Und Sie haben keine Sorgen, Sie könnten mit der Einführung internationale Studierende abschrecken? Baden-Württemberg schafft die Gebühren gerade wieder ab mit dem erklärten Ziel, dann wieder mehr Talente aus dem Ausland anziehen zu können.
Es gibt da doch große Unterschiede zu uns. Erstens: Die Universitäten in Baden-Württemberg waren beim Anteil internationaler Studierender nicht ansatzweise auf unserem Niveau. Bei den Master-Studiengängen liegen wir inzwischen bei 57 Prozent internationale Studierende. Zweitens war es ein politischer Fehler der Landesregierung in Baden-Württemberg, dass ein Großteil der Gebühren gleich wieder eingezogen wurde, so dass eine spürbare Verbesserung der Lehrqualität eben nicht erreicht werden konnte. Doch nur spürbare Verbesserungen hin zu einem wirklich exzellenten, modernen Lehr- und Lernumfeld werden internationale Studierenden trotz der (international ohnehin üblichen) Gebühren nach München bringen. Sicher wird es in den ersten zwei, drei Jahren Schwundeffekte geben. Das zeigen die Erfahrungen aus den Niederlanden und anderen europäischen Ländern. Es hat sich aber gezeigt, dass an diesen Hochschulen anschließend die internationalen Studierendenzahlen wieder hochgingen – und dann schnell über den Stand vor der Einführung der Studiengebühren hinausgeschossen sind.
"In international ausgerichteten Berufsfeldern macht es heute keinen Sinn mehr, einen Studiengang auf Deutsch anzubieten."
Aber rechtfertigen die Erträge überhaupt den Aufwand?
Das System fährt stufenweise hoch über mehrere Jahre, weil wir nur von neuen Nicht-EU-Studierenden Gebühren verlangen und nicht von denen, die schon bei uns sind. Außerdem wird es für bis zu 20 Prozent der Studierenden Erlass-Stipendien geben: für die absolut herausragenden Talente genauso wie für finanzschwächere Bewerber, weil wir andernfalls an Diversität verlören, wenn die soziale Herkunft über den Universitätszugang entscheiden würde. Insofern tue ich mich schwer, einen konkreten Eurobetrag zu nennen. Aber wir rechnen mittelfristig schon mit einem signifikanten zweistelligen Millionenbeitrag.
2014 hatte Wolfgang Herrmann angekündigt, bis 2020 alle Masterstudiengänge auf Englisch umstellen zu wollen. Was ist eigentlich daraus geworden?
Das wurde als Ziel diskutiert damals, aber in dieser Absolutheit nie beschlossen. Wir haben den Anteil englischsprachiger Studiengänge seitdem organisch wachsen lassen, heute liegt er im Master bei über 70 Prozent.
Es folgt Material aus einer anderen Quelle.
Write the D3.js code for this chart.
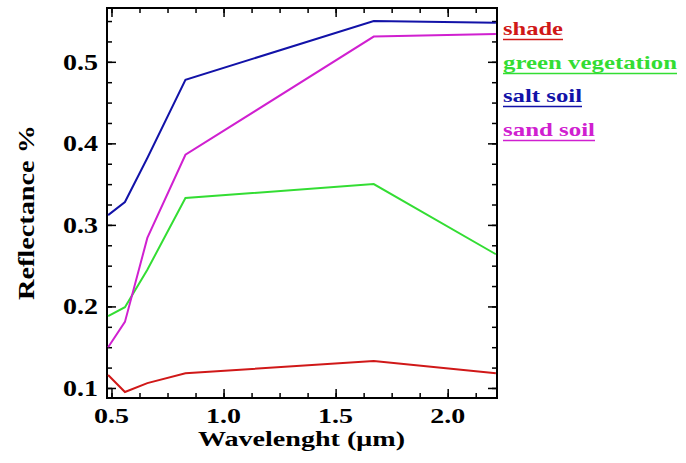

Darunter sind etliche Studiengänge, die Sie zu großen Teilen auch auf Deutsch studieren können, die also im Prinzip zweisprachig sind. Wir erleben aber, dass der Nachfragetrend immer stärker Richtung Englisch geht. Vor kurzem haben wir sogar den ersten Bachelor-Studiengang auf Englisch, für Luft- und Raumfahrt, gestartet, und seitdem ist die Bewerberlage mehrfach überzeichnet mit Bewerberinnen und Bewerbern aus der ganzen Welt. Wir sehen: In international ausgerichteten Berufsfeldern macht es heute einfach keinen Sinn mehr, einen Studiengang auf Deutsch anzubieten, sondern nur auf Englisch.
Wie aber soll das funktionieren, wenn ein Großteil der Lehrenden deutsche Muttersprachler sind? Führt das nicht zwangsläufig zu einer intellektuellen Verflachung, weil sich die Lehrenden und Lernenden in einer Fremdsprache nicht so präzise ausdrücken können wie in ihrer eigenen?
Wir lassen bei der Beantwortung von Fragen in Klausuren in der Regel beide Sprachen zu. Sie können also, wenn die Frage auf Englisch gestellt ist, auch auf Deutsch antworten. Wir sehen aber, dass für die meisten jungen Leute – unabhängig von deren Herkunft – die Kommunikation auf Englisch überhaupt kein Problem mehr ist. Sie sind damit aufgewachsen und dank Social Media und Internet ganz anders darauf getrimmt als frühere Generationen.
Für die Studierenden mag das stimmen. Aber was ist mit ihren Profs?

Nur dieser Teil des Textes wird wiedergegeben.